The City of Duncan is considering a 3.16 per cent tax increase in 2020.
The proposed budget for the year will be presented to council on April 6, and staff are recommending it receive the first three readings toward approval.
But Duncan Mayor Michelle Staples said due to the financial hardships many residents of the city are facing due to the COVID-19 pandemic, the proposed tax increase may be revisited.
“Like many other local governments, we are talking to the province about different options for the taxes this year,” Staples said.
“It’s ultimately up to council to decide, but one option would be to hold off our discussions around taxes for a few weeks to give time to see what the province will offer. We need to have all the information before we can make any final decisions, so we could revisit the issue again when we have that information. Nothing is off the table right now.”
The Municipality of North Cowichan was considering a 4.4 per cent tax increase in 2020 but, during a council meeting late last month, council decided that, given the economic implications to North Cowichan’s taxpayers of the ongoing health crisis, the municipality may consider scaling back the proposed tax increase.
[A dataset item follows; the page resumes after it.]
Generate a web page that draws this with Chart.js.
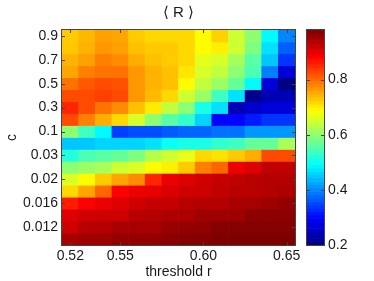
<!DOCTYPE html>
<html>
<head>
<meta charset="utf-8">
<script src="https://cdn.jsdelivr.net/npm/chart.js@4.4.0/dist/chart.umd.min.js"></script>
<style>
  html, body { margin: 0; padding: 0; background: #fff; }
  #wrap { width: 374px; height: 281px; }
</style>
</head>
<body>
<div id="wrap"><canvas id="c" width="374" height="281"></canvas></div>
<script>
// ---- data ----
const thresholds = ['0.52','0.53','0.54','0.55','0.56','0.57','0.58','0.59','0.60','0.61','0.62','0.63','0.64','0.65'];
const xTickLabels = ['0.52','0.55','0.60','0.65'];
const cValues = ['0.9','0.8','0.7','0.6','0.5','0.4','0.3','0.2','0.1','0.05','0.03','0.025','0.02','0.018','0.016','0.014','0.012','0.01'];
const yTickLabels = ['0.9','0.7','0.5','0.3','0.1','0.03','0.02','0.016','0.012'];
const colorTicks = [0.2, 0.4, 0.6, 0.8];
const colorMin = 0.2, colorMax = 0.98;

const R_c0_9   = [0.727,0.742,0.761,0.756,0.727,0.717,0.717,0.717,0.690,0.723,0.650,0.600,0.490,0.400];
const R_c0_8   = [0.730,0.746,0.766,0.760,0.736,0.727,0.727,0.717,0.690,0.700,0.650,0.590,0.470,0.370];
const R_c0_7   = [0.746,0.761,0.785,0.776,0.750,0.736,0.727,0.717,0.668,0.658,0.619,0.560,0.450,0.337];
const R_c0_6   = [0.756,0.785,0.795,0.795,0.766,0.746,0.736,0.707,0.658,0.639,0.600,0.550,0.395,0.270];
const R_c0_5   = [0.795,0.815,0.825,0.820,0.766,0.746,0.736,0.690,0.640,0.610,0.570,0.490,0.268,0.200];
const R_c0_4   = [0.825,0.825,0.834,0.825,0.766,0.740,0.717,0.650,0.610,0.540,0.470,0.210,0.240,0.240];
const R_c0_3   = [0.854,0.825,0.795,0.776,0.736,0.703,0.640,0.600,0.510,0.470,0.240,0.260,0.268,0.268];
const R_c0_2   = [0.825,0.785,0.750,0.717,0.658,0.600,0.560,0.530,0.460,0.300,0.300,0.317,0.337,0.337];
const R_c0_1   = [0.600,0.540,0.490,0.346,0.356,0.356,0.366,0.375,0.375,0.385,0.385,0.414,0.414,0.414];
const R_c0_05  = [0.450,0.450,0.460,0.460,0.460,0.470,0.500,0.510,0.510,0.530,0.540,0.570,0.570,0.620];
const R_c0_03  = [0.520,0.550,0.560,0.570,0.590,0.630,0.650,0.670,0.717,0.710,0.727,0.750,0.825,0.825];
const R_c0_025 = [0.600,0.610,0.620,0.650,0.660,0.690,0.700,0.727,0.785,0.805,0.896,0.908,0.930,0.930];
const R_c0_02  = [0.660,0.690,0.727,0.756,0.776,0.854,0.896,0.908,0.918,0.926,0.930,0.936,0.940,0.940];
const R_c0_018 = [0.717,0.756,0.805,0.883,0.896,0.900,0.910,0.920,0.920,0.930,0.936,0.936,0.940,0.944];
const R_c0_016 = [0.863,0.883,0.896,0.908,0.918,0.926,0.926,0.936,0.940,0.940,0.950,0.950,0.956,0.964];
const R_c0_014 = [0.908,0.918,0.920,0.920,0.936,0.940,0.944,0.944,0.956,0.956,0.956,0.970,0.970,0.970];
const R_c0_012 = [0.920,0.936,0.940,0.950,0.950,0.950,0.960,0.964,0.964,0.976,0.976,0.976,0.976,0.976];
const R_c0_01  = [0.950,0.956,0.956,0.964,0.964,0.964,0.970,0.976,0.976,0.980,0.980,0.980,0.980,0.980];

const rows = [R_c0_9,R_c0_8,R_c0_7,R_c0_6,R_c0_5,R_c0_4,R_c0_3,R_c0_2,R_c0_1,
              R_c0_05,R_c0_03,R_c0_025,R_c0_02,R_c0_018,R_c0_016,R_c0_014,R_c0_012,R_c0_01];

// ---- jet colormap ----
function clamp01(v){ return Math.max(0, Math.min(1, v)); }
function jet(v){
  const t = clamp01((v - colorMin) / (colorMax - colorMin));
  const r = clamp01(1.5 - Math.abs(4*t - 3));
  const g = clamp01(1.5 - Math.abs(4*t - 2));
  const b = clamp01(1.5 - Math.abs(4*t - 1));
  return 'rgb(' + Math.round(r*255) + ',' + Math.round(g*255) + ',' + Math.round(b*255) + ')';
}

const FONT = '"Liberation Sans", Arial, Helvetica, sans-serif';
const TXT = '#1a1a1a';

const datasets = rows.map((vals, i) => ({
  label: cValues[i],
  data: vals.map(() => [i, i + 1]),
  backgroundColor: vals.map(jet),
  borderWidth: 0,
  grouped: false,
  categoryPercentage: 1,
  barPercentage: 1
}));

function noPad(s) { s.paddingTop = 0; s.paddingBottom = 0; s.paddingLeft = 0; s.paddingRight = 0; }

const framePlugin = {
  id: 'frame',
  afterDatasetsDraw(chart) {
    const ctx = chart.ctx, a = chart.chartArea;
    const xs = chart.scales.x, ys = chart.scales.y, cb = chart.scales.cb;
    ctx.save();
    ctx.strokeStyle = '#444';
    ctx.lineWidth = 1;
    ctx.strokeRect(Math.round(a.left) - 0.5, Math.round(a.top) - 0.5,
                   Math.round(a.right - a.left) + 1, Math.round(a.bottom - a.top) + 1);
    // tick marks
    ctx.beginPath();
    ys.ticks.forEach(t => {
      const py = Math.round(ys.getPixelForValue(t.value)) + 0.5;
      ctx.moveTo(a.left, py); ctx.lineTo(a.left + 3, py);
      ctx.moveTo(a.right, py); ctx.lineTo(a.right - 3, py);
    });
    xTickLabels.forEach(l => {
      const px = Math.round(xs.getPixelForValue(thresholds.indexOf(l))) + 0.5;
      ctx.moveTo(px, a.bottom); ctx.lineTo(px, a.bottom - 3);
      ctx.moveTo(px, a.top); ctx.lineTo(px, a.top + 3);
    });
    ctx.stroke();

    // colorbar
    const cbL = Math.round(a.right) + 12, cbW = 17;
    const n = 64;
    for (let k = 0; k < n; k++) {
      const v0 = colorMin + (colorMax - colorMin) * k / n;
      const v1 = colorMin + (colorMax - colorMin) * (k + 1) / n;
      const y0 = cb.getPixelForValue(v0), y1 = cb.getPixelForValue(v1);
      ctx.fillStyle = jet((v0 + v1) / 2);
      ctx.fillRect(cbL, y1, cbW, y0 - y1 + 0.6);
    }
    const top = cb.getPixelForValue(colorMax), bot = cb.getPixelForValue(colorMin);
    ctx.strokeStyle = '#444';
    ctx.strokeRect(cbL - 0.5, Math.round(top) - 0.5, cbW + 1, Math.round(bot - top) + 1);
    ctx.beginPath();
    colorTicks.forEach(v => {
      const py = Math.round(cb.getPixelForValue(v)) + 0.5;
      ctx.moveTo(cbL, py); ctx.lineTo(cbL + 3, py);
      ctx.moveTo(cbL + cbW, py); ctx.lineTo(cbL + cbW - 3, py);
    });
    ctx.stroke();
    ctx.restore();
  }
};

new Chart(document.getElementById('c'), {
  type: 'bar',
  data: { labels: thresholds, datasets },
  options: {
    responsive: false,
    animation: false,
    events: [],
    layout: { padding: 0, autoPadding: false },
    plugins: {
      legend: { display: false },
      tooltip: { enabled: false },
      title: {
        display: true,
        text: '\u27E8 R \u27E9',
        color: TXT,
        fullSize: false,
        font: { family: FONT, size: 15, weight: 'normal' },
        padding: { top: 4, bottom: 8 }
      }
    },
    scales: {
      x: {
        type: 'category',
        offset: true,
        grid: { display: false, drawTicks: false },
        border: { display: false },
        ticks: {
          autoSkip: false, maxRotation: 0, padding: 3,
          color: TXT, font: { family: FONT, size: 14 },
          callback: function(v, i) { const l = thresholds[i]; return xTickLabels.includes(l) ? l : ''; }
        },
        title: { display: true, text: 'threshold r', color: TXT,
                 font: { family: FONT, size: 14 }, padding: { top: 0, bottom: 0 } },
        afterFit(s) { s.height = 36; noPad(s); }
      },
      y: {
        type: 'linear',
        reverse: true,
        min: 0, max: cValues.length,
        grid: { display: false, drawTicks: false },
        border: { display: false },
        afterBuildTicks(s) {
          s.ticks = yTickLabels.map(l => ({ value: cValues.indexOf(l) + 0.5 }));
        },
        ticks: {
          autoSkip: false, padding: 4, color: TXT, font: { family: FONT, size: 14 },
          callback: function(v) { return cValues[Math.floor(v)]; }
        },
        title: { display: true, text: 'c', color: TXT, font: { family: FONT, size: 14 } },
        afterFit(s) { s.width = 62; noPad(s); }
      },
      cb: {
        type: 'linear',
        position: 'right',
        min: colorMin, max: colorMax,
        grid: { display: false, drawTicks: false },
        border: { display: false },
        afterBuildTicks(s) { s.ticks = colorTicks.map(v => ({ value: v })); },
        ticks: {
          padding: 33, color: TXT, font: { family: FONT, size: 14 },
          callback: function(v) { return v.toFixed(1); }
        },
        afterFit(s) { s.width = 79; noPad(s); }
      }
    }
  },
  plugins: [framePlugin]
});
</script>
</body>
</html>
North Cowichan’s staff are currently reviewing the proposed budget for 2020 to identify where cost savings can be made.
Municipal governments usually have until May 15 to finalize their budgets for the year, but the province may consider extending that deadline, as is being asked by many local governments to help give some financial relief to taxpayers during the ongoing COVID-19 crisis.
Some of the major capital projects that the City of Duncan is considering during 2020 are the new Cairnsmore roundabout, at a cost of $790,000; a reservoir replacement at Eagle Heights, with a cost of $600,000; water main work, paving, and pedestrian improvements on Duncan Street, at a cost of $412,500, and $355,000 for improvements on the Trans Canada Highway corridor.